Non sembriamo farci caso, ma ogniqualvolta andiamo a teatro ci sottoponiamo a un completo abbandono. Si tratta di un’azione istintiva, un atto deliberato di fiducia: qualunque cosa accadrà davanti ai nostri occhi, la crederemo come reale. Lo chiamano principio della sospensione dell’incredulità. E, bene o male, è la norma. Ma poi ci sono delle volte in cui la simbiosi con lo spettacolo diventa talmente forte che il suo sembiante, la sua concretezza oggettiva, si lascia chissà come dimenticare; e tutto a un tratto si rimane sospesi nell’evocazione, in quella realtà altra innescata da parole e gesti, che non esiste in alcun luogo eppure lega a doppio filo palco e platea: è la dimensione dell’effimero.
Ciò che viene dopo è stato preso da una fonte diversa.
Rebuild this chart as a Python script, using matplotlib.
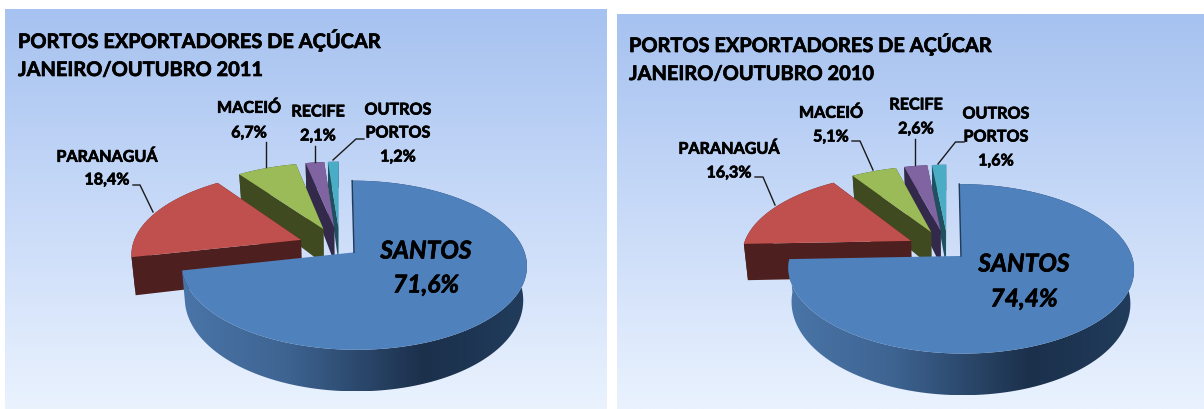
import numpy as np
from matplotlib import pyplot as plt
from matplotlib.patches import Polygon
from matplotlib import patheffects

nomes = ["SANTOS", "PARANAGUÁ", "MACEIÓ", "RECIFE", "OUTROS PORTOS"]
valores_2011 = [71.6, 18.4, 6.7, 2.1, 1.2]
valores_2010 = [74.4, 16.3, 5.1, 2.6, 1.6]
titulo_2011 = ["PORTOS EXPORTADORES DE AÇÚCAR", "JANEIRO/OUTUBRO 2011"]
titulo_2010 = ["PORTOS EXPORTADORES DE AÇÚCAR", "JANEIRO/OUTUBRO 2010"]

cores_topo = ["#4f81bd", "#c0504d", "#9bbb59", "#8064a2", "#4bacc6"]
cores_lado = ["#1f3a5a", "#4d1f1e", "#3f4a20", "#33294a", "#1f5060"]
explosao = [0.105, 0.25, 0.25, 0.25, 0.25]

FONTE = "Lato"
RX = 169.0
RY = 81.0
K = 0.15
ENCOLHE = 0.98
REFORCO = [patheffects.withStroke(linewidth=0.5, foreground="black")]


def fundo(ax, x0, x1, y0, y1):
    cores = np.array([[166, 194, 240], [200, 218, 248], [234, 242, 254]]) / 255.0
    t = np.linspace(0, 1, 200)
    img = np.stack([np.interp(t, [0, 0.5, 1], cores[:, i]) for i in range(3)], axis=1)
    ax.imshow(img[:, None, :], extent=(x0, x1, y1, y0), aspect="auto", zorder=0)


def fatia(cx, cy, ang0, ang1, e, fundo_y):
    """rim of one slice, top and bottom, from the angles in degrees"""
    meio = np.radians((ang0 + ang1) / 2.0)
    ox = e * np.cos(meio)
    oy = e * np.sin(meio)
    th = np.radians(np.linspace(ang0, ang1, 150))
    dx = np.concatenate([[ox], ox + np.cos(th)])
    dy = np.concatenate([[oy], oy + np.sin(th)])
    esc = 1 + K * dy
    xt = cx + RX * dx / esc
    yt = cy - RY * dy / esc
    xb = cx + (xt - cx) * ENCOLHE
    yb = yt + fundo_y - 9 * dy
    return xt, yt, xb, yb


def parede_santos(ax, xs, ys):
    """gradient on the side of the big slice"""
    pontos = [0.0, 0.3, 0.7, 1.0]
    cores = np.array([[74, 117, 168], [62, 100, 146], [27, 48, 75], [33, 60, 92]]) / 255.0
    t = np.linspace(0, 1, 400)
    img = np.stack([np.interp(t, pontos, cores[:, i]) for i in range(3)], axis=1)
    im = ax.imshow(img[None, :, :], extent=(xs.min(), xs.max(), ys.max(), ys.min()),
                   aspect="auto", zorder=2)
    im.set_clip_path(Polygon(np.column_stack([xs, ys]), transform=ax.transData))


def pizza(ax, valores, cx, cy):
    fim = 90.0 - 3.6 * np.cumsum(valores)
    inicio = np.concatenate([[90.0], fim[:-1]])
    # back slices first, the big one goes on top of everything
    for i in range(len(valores) - 1, -1, -1):
        xt, yt, xb, yb = fatia(cx, cy, inicio[i], fim[i], explosao[i], 32 if i == 0 else 37)
        if i == 0:
            xs = np.concatenate([xt[1:], xb[1:][::-1]])
            ys = np.concatenate([yt[1:], yb[1:][::-1]])
            parede_santos(ax, xs, ys)
        else:
            # the two cut faces and the rim
            for a, b in [(0, 1), (0, -1)]:
                ax.fill([xt[a], xt[b], xb[b], xb[a]], [yt[a], yt[b], yb[b], yb[a]],
                        color=cores_lado[i], lw=0, zorder=2)
            ax.fill(np.concatenate([xt[1:], xb[1:][::-1]]),
                    np.concatenate([yt[1:], yb[1:][::-1]]),
                    color=cores_lado[i], lw=0, zorder=2)
        ax.fill(xt, yt, color=cores_topo[i], lw=0, zorder=2)
        if i == 0:
            ax.plot([xt[0], xt[1]], [yt[0], yt[1]], color="#1f3a5a", lw=1, zorder=2)


def textos(ax, titulo, tx, ty, rotulos, santos, linhas):
    for linha, y in zip(titulo, ty):
        ax.text(tx, y + 1, linha, family=FONTE, weight="bold", fontsize=14.4,
                color="black", va="center", ha="left", zorder=4, path_effects=REFORCO)
    for texto, x, y in rotulos:
        ax.text(x, y + 1.5, texto, family=FONTE, weight="bold", fontsize=11.6,
                color="black", va="center", ha="center", zorder=4, path_effects=REFORCO)
    for texto, x, y in santos:
        ax.text(x, y, texto, family=FONTE, weight="bold", style="italic", fontsize=17.7,
                color="black", va="center", ha="center", zorder=4, path_effects=REFORCO)
    for xs, ys in linhas:
        ax.plot(xs, ys, color="#1a1a1a", lw=1.0, zorder=3)


def rotulo(i, valores):
    return "%.1f%%" % valores[i]


def main():
    fig = plt.figure(figsize=(12.04, 4.10), dpi=100, facecolor="white")
    ax = fig.add_axes([0, 0, 1, 1])

    fundo(ax, 5, 607, 10, 410)
    fundo(ax, 617, 1204, 15, 410)

    pizza(ax, valores_2011, 340, 248)
    pizza(ax, valores_2010, 948, 251)

    v = [rotulo(i, valores_2011).replace(".", ",") for i in range(5)]
    textos(ax, titulo_2011, 18, [40, 70],
           [(nomes[2], 249, 108), (v[2], 249, 133),
            (nomes[3], 318, 112), (v[3], 318, 136),
            ("OUTROS", 398, 110), ("PORTOS", 398, 133), (v[4], 398, 157),
            (nomes[1], 107, 157), (v[1], 107, 180)],
           [(nomes[0], 426, 252), (v[0], 426, 286)],
           [([133, 140, 153], [186, 186, 213]),
            ([266, 266], [143, 168]),
            ([314.5, 314.5], [147, 163]),
            ([364, 356, 333], [140, 140, 161])])

    v = [rotulo(i, valores_2010).replace(".", ",") for i in range(5)]
    textos(ax, titulo_2010, 629, [44, 74],
           [(nomes[2], 831, 113), (v[2], 831, 137),
            (nomes[3], 916, 105), (v[3], 916, 129),
            ("OUTROS", 996, 114), ("PORTOS", 996, 137), (v[4], 996, 161),
            (nomes[1], 729, 149), (v[1], 729, 173)],
           [(nomes[0], 1024, 265), (v[0], 1024, 300)],
           [([755, 763, 775], [178, 178, 206]),
            ([852, 860, 873], [142, 142, 171]),
            ([915, 915], [140, 166]),
            ([964, 955.5, 938], [143, 143, 165])])

    ax.set_xlim(0, 1204)
    ax.set_ylim(410, 0)
    ax.axis("off")
    fig.savefig("out.png", dpi=100, facecolor="white")


if __name__ == "__main__":
    main()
Perché una premessa tanto ingombrante? Perché ieri sera sulla scena dell’Argot, Leonardo Capuano ha trasportato la gremita sala della prima nel mondo del suo solitario balbuziente e, dopo appena due minuti, nessuno ha più fatto caso all’apparenza. D’altronde un uomo sulla cinquantina, che tartaglia spaccati di vita famigliare, probabilmente immaginati, a volte ai limiti dell’assurdo, e per di più con addosso un vestito da donna, qualche momento di sana perplessità avrebbe anche potuto suscitarlo. E invece no. Un’ora scivola via e sono pochi gli spettatori che saprebbero spiegare davvero cosa sia accaduto.
Certamente chiunque potrà dirvi che sul fondo c’era un tavolo, bianco e tondo, attorno a cui gravitava un tale che dava voce a una madre con la mania dell’esoterismo, ma anche a una brigata di fratelli dagli intrattenimenti bizzarri, o ai sogni di una storia d’amore poetica e buffa; eppure Elettrocardiodramma (produzione 369gradi/Armunia) non è questo, non esattamente, non solo. Già, perché attraverso un’interpretazione talmente puntuale da apparire genuinamente “normale”, Capuano dà vita a una possibilità del reale. Poco importa se sia quella del suo balbuziente, di un figlio con la sindrome di Tourette o di un uomo solo che reinventa il proprio mondo, ciò che emerge è il ritratto concretissimo di un pensiero. Così maldestro e così sincero da diventare immediato – per chiunque.
Infrangendo, a suo modo, il meccanismo forsennato delle nuove produzioni, la rassegna congiunta di Dominio Pubblico consegna alla Capitale (e grazie alla collaborazione con l’ATCL anche, poi, a Rieti e Viterbo) un’altra importante traccia di teatro contemporaneo. Un teatro che riesce a operare quell’utile scarto per cui la schiacciante realtà si trasforma in un’evasione realizzabile: non tanto, però, proiezione immaginaria di uno stato emotivo-psicologico, bensì passeggiata funambolica tra il possibile e l’impossibile, in sospeso sul filo dell’ironia.
Il mondo non sarà mai per noi altra cosa se non quello che è per noi. [ ] Rivoluzione? Cambiamento? Ciò che io voglio davvero con tutta la verità della mia anima, è che passino le nuvole atone che insaponano grigiamente il cielo; voglio vedere l’azzurro che spunta fra di loro, verità sicura e chiara perché è niente e niente vuole.